How Experienced Teams Interpret Surprising Scores

When outcomes and scores disagree, what the score is actually telling you

Across real contact centers, a surprising score is rarely a system mistake. It is often the most honest record of how the conversation unfolded. A common scene: a supervisor opens a review expecting a high mark because the issue was resolved. The score is lower than expected. Instead of dismissing it, they replay the opening and the key handoffs. Within a few minutes, the score makes sense because it reflects setup quality and control the outcome alone did not reveal.

Outcomes can mask weak structure

In practice, outcomes are binary; quality is layered. A caller can get what they wanted while the agent skips verification, rushes discovery, or relies on assumptions. The resolution hides risk and rework that show up later—in escalations, callbacks, or compliance exceptions. A score is accounting for the structure of the interaction: what was established early, how intent was confirmed, whether the path was controlled, and how the call was closed.

This is why experienced reviewers resist treating scores as right or wrong. They treat them as evidence-weighted views of the conversation. When scoring covers more calls and anchors each point in transcript moments, the gap between intuition and score narrows because the story becomes observable, not interpretive.

Where surprise usually hides: openings, transitions, and control

Surprise often starts in the first minute. Greetings sound polite, but setup is thin: no agenda, no expectation-setting, and a soft hand into verification. That light opening drifts into a long problem description without crisp discovery. The call eventually lands, but the path was slow and fragile. This earns a lower score because the structure made resolution harder than it needed to be. For a deeper look at what supervisors notice early, see What Supervisors Should Listen for in the First 60 Seconds of a Call.

Transitions are another common source. The agent gathers the right information but misses the moment to shift from exploration to action, so the customer repeats details or reopens side topics. Control becomes reactive rather than guided. The call still resolves, but with unnecessary turns, dead air, and topic drift that quality frameworks detect even when sentiment stays friendly.

Finally, polite calls with poor control are frequent culprits. The agent mirrors emotion well and keeps rapport, yet avoids clarifying statements and doesn’t confirm policy-sensitive steps. It sounds good and ends okay, but structurally it is brittle. Scores reflect that brittleness because it affects consistency and risk, not just today’s outcome.

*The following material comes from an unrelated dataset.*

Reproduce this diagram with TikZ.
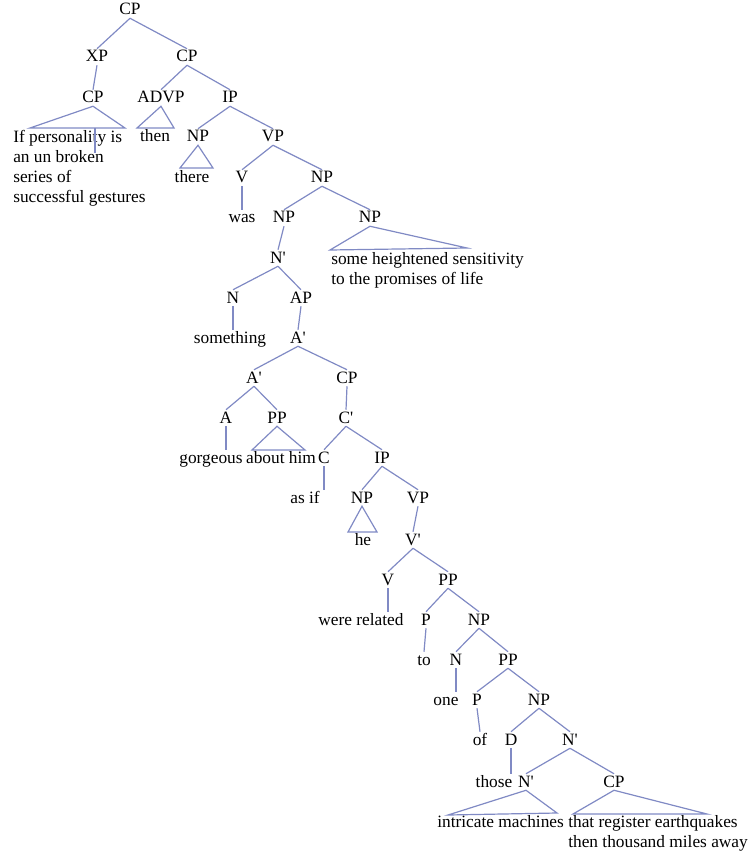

How experienced teams read the score

Operators who review scores regularly start by locating the first moment the structure wobbles. They replay the opening to check whether the customer’s goal and constraints were made explicit. They scan the handoff into verification: was identity confirmed when required, and was it done efficiently? They look for the exact turn where discovery should have become action, and whether the agent named the transition or slid into it. They check the close for confirmation of resolution and next steps.

What makes this manageable at scale is clear evidence. A score that cites the timestamps and transcript lines behind each deduction is easier to trust and coach from. That is the essence of explainable evaluation: every point is backed by observable moments, so discussions shift from debating the number to examining the behavior.

Turning disagreement into coaching

When a score surprises, experienced teams use it to focus coaching. They isolate one behavior at a time: make the opening sturdier, tighten the discovery-to-action pivot, or close with explicit confirmation. Because the feedback is tied to specific turns, agents can hear it, practice it, and recognize it on their next call. Over time, this approach increases behavioral consistency without turning calls into scripts.

The practical outcome is trust. Supervisors trust the scoring because it mirrors what they hear on replay. Agents trust coaching because it comes with examples, not generalities. Admins and QA trust the system because coverage reveals patterns early, before metrics move. The score stops being a verdict and becomes an operational lens.

A better way to listen

The next time a resolved call earns a lower score, listen for setup quality, watch the transitions, and notice who is controlling the path. Treat the number as a pointer to the moments that mattered. When conversations are evaluated consistently and explained clearly, scores don’t just rate calls—they teach teams how to hear what was actually said.